Billy's coming out of the KD fast with half a kilo of Moroccan Red
making a bulge the size of a bible in his inside pocket. He could
shift, easy, but there's a face at the far end he doesn't like. Safer
in the street.
The KD's got old ladies in fox firs downstairs and mods up. Parkas.
Hoods. Students. Youth.
The guy with the Italian bush shirt comes in bearing a copy of Adrian
Mitchell's Peace is Milk
War is Acid, printed as a folded
handbill by Peace News, sold cheap, in the style, exactly, of the
penny ballads of centuries before. You read the poem. The hairs on
the back of your neck stand up.
They won't have war. These people'll stop it. Girl in the yellow
jeans. The ponytail. Stones haircut. The beard. The round-collared
jacket. The one using the Rizla. The one with the bag from C&As.
Coffee arrives in the national consciousness like a post-war automobile,
desirable shining. The stuff gives the heart a hit into overdrive
but when you're young you don't notice. Not at all.
At the front, overlooking the street, the fifth form trying it with
no money have one tea between six and eagerness like a rainstorm.
Can cope with poetry, the bomb and the Beatles. Easy.
All this'll slide apart when commerce demolishes the walls and inflates
Timothy Whites from small sensible next door into a vast Boots, grown
enormously beyond pharmacy, spread from the JD delivery lane to Frederick
Street and beyond. But that's not yet.
The guy with the guitar in the soft case can't play. Mouth matchstick.

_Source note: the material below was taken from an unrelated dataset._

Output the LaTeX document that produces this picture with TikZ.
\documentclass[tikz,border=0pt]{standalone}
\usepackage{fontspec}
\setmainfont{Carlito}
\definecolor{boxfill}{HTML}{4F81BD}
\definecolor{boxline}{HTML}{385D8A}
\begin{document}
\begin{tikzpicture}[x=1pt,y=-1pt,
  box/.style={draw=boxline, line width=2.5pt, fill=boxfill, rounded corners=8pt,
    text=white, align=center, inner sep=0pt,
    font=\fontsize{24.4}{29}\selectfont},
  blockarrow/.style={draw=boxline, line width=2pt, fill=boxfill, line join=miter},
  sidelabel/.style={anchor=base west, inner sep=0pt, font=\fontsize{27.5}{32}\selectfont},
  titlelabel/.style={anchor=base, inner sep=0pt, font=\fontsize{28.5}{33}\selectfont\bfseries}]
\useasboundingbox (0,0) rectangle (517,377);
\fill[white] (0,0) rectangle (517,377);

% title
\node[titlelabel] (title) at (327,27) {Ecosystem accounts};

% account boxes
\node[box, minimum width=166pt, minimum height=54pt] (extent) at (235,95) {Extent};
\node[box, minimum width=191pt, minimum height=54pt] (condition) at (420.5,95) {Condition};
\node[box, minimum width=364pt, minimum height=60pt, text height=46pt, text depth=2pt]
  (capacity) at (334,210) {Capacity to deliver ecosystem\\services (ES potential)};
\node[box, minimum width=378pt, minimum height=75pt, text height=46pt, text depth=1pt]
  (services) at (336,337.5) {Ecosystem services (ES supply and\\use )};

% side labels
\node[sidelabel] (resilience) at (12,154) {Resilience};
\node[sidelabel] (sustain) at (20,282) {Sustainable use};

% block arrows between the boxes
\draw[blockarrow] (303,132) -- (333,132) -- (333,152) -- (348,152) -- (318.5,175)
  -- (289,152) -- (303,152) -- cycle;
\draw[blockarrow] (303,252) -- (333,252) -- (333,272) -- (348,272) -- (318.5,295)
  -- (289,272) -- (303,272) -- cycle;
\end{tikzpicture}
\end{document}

War Resistors International broken rifle in his right lapel. Sports
coat doubling as hipness. Read Howl. Looking for angels.
Queen Street outside full of cars and choke. The stunning space of
pedestrianisation, when it comes, shocking the city into wondering
how ever had they let the past be like it was.
This was Crockerton Street until Queen Victoria's Golden Jubilee
in 1887. The KD was a slum of veg sold from pots, stink and bad drainage.
Sludge. Sailors with sticks. Normans with swords.
By the time the bomb had migrated to missile and the ban had seeped
like damp across the West the young had become older and no longer
cared. Upstairs at the back of Boots they'd put in a coffee shop.
Crowds of them in there. Mothers. Bags. Loyalty cards. Pushchairs
with golf-trolley wheels. Cake. Café Latte. No Russian Tea.
Dope elsewhere. Anywhere. Hedonistic Cardiffian nightlife essential.
No cultural trappings. Not any more.